◆ Data block
<<<<
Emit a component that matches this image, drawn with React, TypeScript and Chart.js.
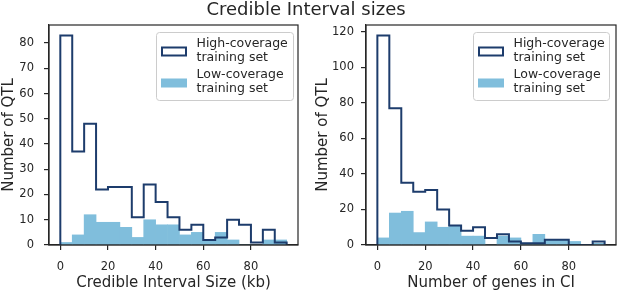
import React, { useEffect, useRef } from "react";
import { Chart, registerables } from "chart.js";

Chart.register(...registerables);

// ---- data ----
const binEdges = [0, 5, 10, 15, 20, 25, 30, 35, 40, 45, 50, 55, 60, 65, 70, 75, 80, 85, 90, 95];
const sizeHighCoverage = [83, 37, 48, 22, 23, 23, 11, 24, 17, 11, 6, 8, 2, 3, 10, 8, 1, 6, 1];
const sizeLowCoverage = [1, 4, 12, 9, 9, 7, 3, 10, 8, 8, 4, 5, 2, 5, 2, 0, 0, 2, 2];
const genesHighCoverage = [118, 77, 35, 30, 31, 20, 11, 8, 10, 4, 6, 2, 1, 1, 3, 3, 0, 0, 2];
const genesLowCoverage = [4, 18, 19, 7, 13, 10, 11, 5, 5, 0, 5, 4, 1, 6, 3, 3, 2, 0, 1];
const xTicks = [0, 20, 40, 60, 80];
const sizeYTicks = [0, 10, 20, 30, 40, 50, 60, 70, 80];
const genesYTicks = [0, 20, 40, 60, 80, 100, 120];
const highLabel = ["High-coverage", "training set"];
const lowLabel = ["Low-coverage", "training set"];
const figureTitle = "Credible Interval sizes";
const sizeXTitle = "Credible Interval Size (kb)";
const genesXTitle = "Number of genes in CI";
const yTitle = "Number of QTL";

// ---- styles ----
const FONT = "'DejaVu Sans', sans-serif";
const TEXT = "#262626";
const NAVY = "#1d3c6c";
const LIGHT = "#80bedc";

function stepPoints(counts: number[]) {
  const pts = [{ x: binEdges[0], y: 0 }];
  counts.forEach((c, i) => {
    pts.push({ x: binEdges[i], y: c });
    pts.push({ x: binEdges[i + 1], y: c });
  });
  pts.push({ x: binEdges[counts.length], y: 0 });
  return pts;
}

function barPoints(counts: number[]) {
  return counts.map((c, i) => ({ x: (binEdges[i] + binEdges[i + 1]) / 2, y: c }));
}

const frameLegendPlugin = {
  id: "frameLegend",
  afterDraw(chart: any, _args: any, opts: any) {
    const { ctx, chartArea } = chart;
    const { left, top, right, bottom } = chartArea;
    ctx.save();
    ctx.strokeStyle = TEXT;
    ctx.lineWidth = 1.2;
    ctx.strokeRect(left, top, right - left, bottom - top);

    const w = opts.boxWidth;
    const h = 68;
    const bx = Math.round(right - opts.inset - w) + 0.5;
    const by = Math.round(top + 7) + 0.5;
    ctx.beginPath();
    ctx.roundRect(bx, by, w, h, 3);
    ctx.fillStyle = "rgba(255,255,255,0.8)";
    ctx.fill();
    ctx.strokeStyle = "#cccccc";
    ctx.lineWidth = 1;
    ctx.stroke();

    ctx.strokeStyle = NAVY;
    ctx.lineWidth = 2;
    ctx.strokeRect(bx + 5.5, by + 15, 24, 8);
    ctx.fillStyle = LIGHT;
    ctx.fillRect(bx + 4.5, by + 46, 26, 9);

    ctx.fillStyle = TEXT;
    ctx.font = `12.5px ${FONT}`;
    ctx.textBaseline = "middle";
    ctx.textAlign = "left";
    const tx = bx + 40;
    ctx.fillText(highLabel[0], tx, by + 11);
    ctx.fillText(highLabel[1], tx, by + 25);
    ctx.fillText(lowLabel[0], tx, by + 42);
    ctx.fillText(lowLabel[1], tx, by + 56);
    ctx.restore();
  },
};

type HistProps = {
  high: number[];
  low: number[];
  yTicks: number[];
  xTitle: string;
  left: number;
  width: number;
  padRight: number;
  yWidth: number;
  yTitlePad: number;
  yTickPad: number;
  inset: number;
  boxWidth: number;
};

function Histogram(p: HistProps) {
  const ref = useRef<HTMLCanvasElement | null>(null);
  useEffect(() => {
    if (!ref.current) return;
    const yMax = Math.max(...p.high) * 1.05;
    const chart = new Chart(ref.current, {
      type: "bar",
      data: {
        datasets: [
          {
            type: "line",
            label: highLabel.join(" "),
            data: stepPoints(p.high),
            borderColor: NAVY,
            borderWidth: 2,
            borderJoinStyle: "miter",
            pointRadius: 0,
            fill: false,
            tension: 0,
            order: 0,
          } as any,
          {
            type: "bar",
            label: lowLabel.join(" "),
            data: barPoints(p.low),
            backgroundColor: LIGHT,
            borderWidth: 0,
            barPercentage: 1,
            categoryPercentage: 1,
            grouped: false,
            order: 1,
          } as any,
        ],
      },
      options: {
        animation: false,
        responsive: false,
        layout: { padding: { left: 0, top: 25, right: p.padRight, bottom: 0 } },
        plugins: {
          legend: { display: false },
          tooltip: { enabled: false },
          frameLegend: { inset: p.inset, boxWidth: p.boxWidth },
        } as any,
        scales: {
          x: {
            type: "linear",
            min: -4.75,
            max: 99.75,
            offset: false,
            afterBuildTicks: (s: any) => {
              s.ticks = xTicks.map((v) => ({ value: v }));
            },
            afterFit: (s: any) => {
              s.height = 47;
            },
            grid: {
              display: true,
              drawOnChartArea: false,
              drawTicks: true,
              tickLength: 5,
              color: TEXT,
              lineWidth: 1.2,
              offset: false,
            },
            border: { display: true, color: TEXT, width: 1.2 },
            ticks: {
              font: { family: FONT, size: 11.5 },
              color: TEXT,
              padding: 10.5,
              maxRotation: 0,
              autoSkip: false,
            },
            title: {
              display: true,
              text: p.xTitle,
              font: { family: FONT, size: 15 },
              color: TEXT,
              padding: { top: 0, bottom: -0.5 },
            },
          },
          y: {
            type: "linear",
            min: 0,
            max: yMax,
            afterBuildTicks: (s: any) => {
              s.ticks = p.yTicks.map((v) => ({ value: v }));
            },
            afterFit: (s: any) => {
              s.width = p.yWidth;
            },
            grid: {
              display: true,
              drawOnChartArea: false,
              drawTicks: true,
              tickLength: 5,
              color: TEXT,
              lineWidth: 1.2,
            },
            border: { display: true, color: TEXT, width: 1.2 },
            ticks: {
              font: { family: FONT, size: 11.5 },
              color: TEXT,
              padding: p.yTickPad,
              autoSkip: false,
            },
            title: {
              display: true,
              text: yTitle,
              font: { family: FONT, size: 15 },
              color: TEXT,
              padding: { top: p.yTitlePad, bottom: 0 },
            },
          },
        } as any,
      },
      plugins: [frameLegendPlugin as any],
    });
    return () => chart.destroy();
  }, []);
  return (
    <canvas
      ref={ref}
      width={p.width}
      height={292}
      style={{ position: "absolute", left: p.left, top: 0, width: p.width, height: 292 }}
    />
  );
}

export default function App() {
  return (
    <div
      style={{
        position: "absolute",
        left: 0,
        top: 0,
        width: 617,
        height: 292,
        background: "#ffffff",
        overflow: "hidden",
      }}
    >
      <Histogram
        high={sizeHighCoverage}
        low={sizeLowCoverage}
        yTicks={sizeYTicks}
        xTitle={sizeXTitle}
        left={0}
        width={308}
        padRight={10}
        yWidth={49}
        yTitlePad={0}
        yTickPad={10}
        inset={5}
        boxWidth={137}
      />
      <Histogram
        high={genesHighCoverage}
        low={genesLowCoverage}
        yTicks={genesYTicks}
        xTitle={genesXTitle}
        left={308}
        width={309}
        padRight={1}
        yWidth={58}
        yTitlePad={6.5}
        yTickPad={7}
        inset={7}
        boxWidth={136}
      />
      <div
        style={{
          position: "absolute",
          left: 0,
          top: 0,
          width: 612,
          textAlign: "center",
          fontFamily: FONT,
          fontSize: 18,
          lineHeight: "18px",
          color: TEXT,
        }}
      >
        {figureTitle}
      </div>
    </div>
  );
}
>>>>
Would you reproduce the lines above, from the very first through the line containing "Chart.register(...registerables);", exactly and without the pictures?

◆ Correct response
Emit a component that matches this image, drawn with React, TypeScript and Chart.js.
import React, { useEffect, useRef } from "react";
import { Chart, registerables } from "chart.js";

Chart.register(...registerables);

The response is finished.